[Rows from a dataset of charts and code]
---+---

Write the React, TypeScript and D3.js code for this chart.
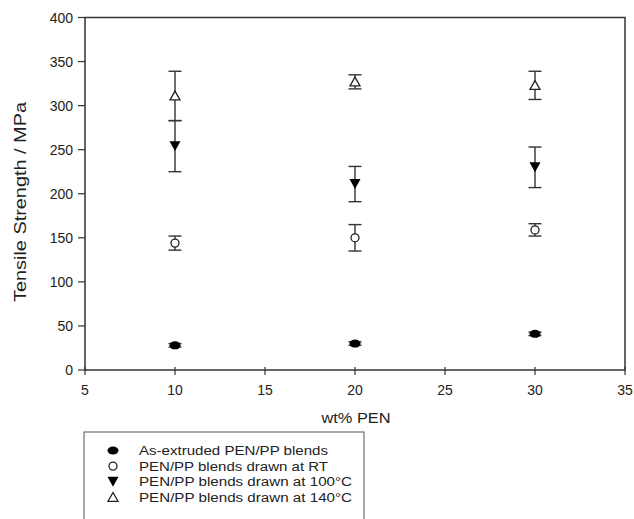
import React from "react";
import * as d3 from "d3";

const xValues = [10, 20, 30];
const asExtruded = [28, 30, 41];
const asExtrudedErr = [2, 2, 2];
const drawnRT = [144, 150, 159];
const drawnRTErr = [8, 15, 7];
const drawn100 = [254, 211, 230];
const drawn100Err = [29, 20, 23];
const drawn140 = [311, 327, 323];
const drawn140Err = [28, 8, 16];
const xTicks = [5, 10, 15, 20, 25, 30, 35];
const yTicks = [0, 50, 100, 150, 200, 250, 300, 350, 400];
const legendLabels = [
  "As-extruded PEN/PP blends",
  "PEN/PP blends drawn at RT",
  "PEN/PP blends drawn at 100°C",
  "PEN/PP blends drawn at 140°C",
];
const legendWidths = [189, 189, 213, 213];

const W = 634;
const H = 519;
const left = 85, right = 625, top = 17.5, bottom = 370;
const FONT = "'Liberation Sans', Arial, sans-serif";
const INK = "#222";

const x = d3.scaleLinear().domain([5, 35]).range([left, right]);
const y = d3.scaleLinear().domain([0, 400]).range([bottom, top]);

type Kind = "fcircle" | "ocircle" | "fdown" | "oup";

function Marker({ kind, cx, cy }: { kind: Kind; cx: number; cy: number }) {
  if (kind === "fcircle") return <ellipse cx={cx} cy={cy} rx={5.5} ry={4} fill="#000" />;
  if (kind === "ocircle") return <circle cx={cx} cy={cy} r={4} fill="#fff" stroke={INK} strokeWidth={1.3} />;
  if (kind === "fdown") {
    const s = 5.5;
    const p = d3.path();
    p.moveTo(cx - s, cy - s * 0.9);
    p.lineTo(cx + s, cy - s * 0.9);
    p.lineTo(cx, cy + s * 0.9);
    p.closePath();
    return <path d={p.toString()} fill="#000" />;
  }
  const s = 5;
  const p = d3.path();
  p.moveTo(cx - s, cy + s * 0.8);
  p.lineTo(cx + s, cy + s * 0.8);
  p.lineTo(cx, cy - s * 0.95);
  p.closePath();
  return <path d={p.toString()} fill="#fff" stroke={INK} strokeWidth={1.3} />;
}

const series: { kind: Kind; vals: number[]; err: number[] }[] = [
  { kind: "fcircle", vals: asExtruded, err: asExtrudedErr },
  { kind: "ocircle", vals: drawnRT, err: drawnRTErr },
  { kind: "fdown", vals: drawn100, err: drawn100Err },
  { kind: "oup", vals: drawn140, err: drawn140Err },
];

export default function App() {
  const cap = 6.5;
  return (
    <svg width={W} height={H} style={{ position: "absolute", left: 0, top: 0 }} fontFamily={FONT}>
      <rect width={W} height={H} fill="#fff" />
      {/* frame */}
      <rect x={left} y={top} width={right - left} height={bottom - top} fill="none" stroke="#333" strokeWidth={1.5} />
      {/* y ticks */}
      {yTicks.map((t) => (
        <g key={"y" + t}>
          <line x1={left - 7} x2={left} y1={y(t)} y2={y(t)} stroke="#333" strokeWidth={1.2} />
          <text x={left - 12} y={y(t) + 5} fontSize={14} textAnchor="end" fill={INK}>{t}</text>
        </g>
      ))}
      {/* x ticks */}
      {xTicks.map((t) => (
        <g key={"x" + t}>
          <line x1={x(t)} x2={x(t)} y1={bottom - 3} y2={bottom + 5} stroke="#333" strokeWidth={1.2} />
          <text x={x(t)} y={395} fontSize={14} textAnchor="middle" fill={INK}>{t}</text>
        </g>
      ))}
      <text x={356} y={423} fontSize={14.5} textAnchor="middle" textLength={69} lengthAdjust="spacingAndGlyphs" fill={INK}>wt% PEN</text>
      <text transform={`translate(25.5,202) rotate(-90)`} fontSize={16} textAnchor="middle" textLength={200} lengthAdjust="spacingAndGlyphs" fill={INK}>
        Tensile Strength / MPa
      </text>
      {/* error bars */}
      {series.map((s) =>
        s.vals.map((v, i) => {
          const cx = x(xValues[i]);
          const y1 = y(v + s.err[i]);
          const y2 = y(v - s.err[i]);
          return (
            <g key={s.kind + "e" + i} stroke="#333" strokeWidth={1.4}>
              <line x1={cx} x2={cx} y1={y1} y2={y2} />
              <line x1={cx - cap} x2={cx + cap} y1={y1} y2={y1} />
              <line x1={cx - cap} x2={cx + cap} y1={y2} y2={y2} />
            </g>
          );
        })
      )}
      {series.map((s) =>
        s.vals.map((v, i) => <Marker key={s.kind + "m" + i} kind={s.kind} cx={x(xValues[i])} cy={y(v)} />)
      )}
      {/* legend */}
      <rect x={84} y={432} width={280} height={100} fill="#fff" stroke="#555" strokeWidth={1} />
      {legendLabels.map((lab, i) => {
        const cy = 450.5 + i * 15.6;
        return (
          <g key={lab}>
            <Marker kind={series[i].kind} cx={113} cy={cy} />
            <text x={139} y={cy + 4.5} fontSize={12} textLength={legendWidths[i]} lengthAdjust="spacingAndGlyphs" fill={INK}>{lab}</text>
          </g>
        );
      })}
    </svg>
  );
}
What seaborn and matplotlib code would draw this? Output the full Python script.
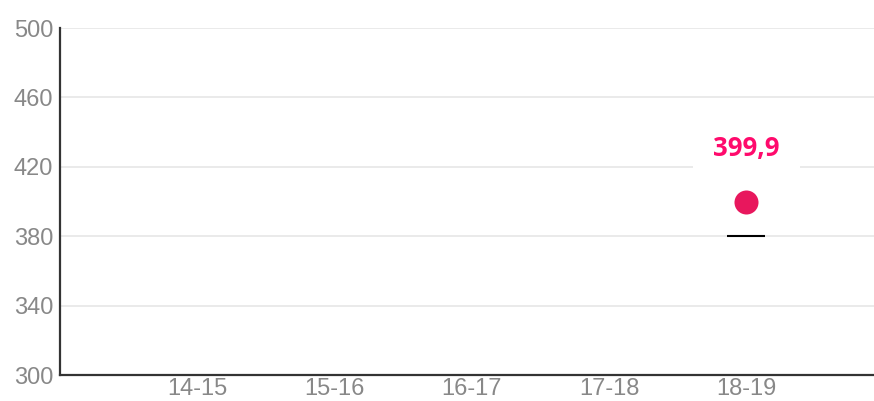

---+---

Set down word for word the lines from the first entry through the line with "import * as", both included, omitting pictures.

Write the React, TypeScript and D3.js code for this chart.
import React from "react";
import * as d3 from "d3";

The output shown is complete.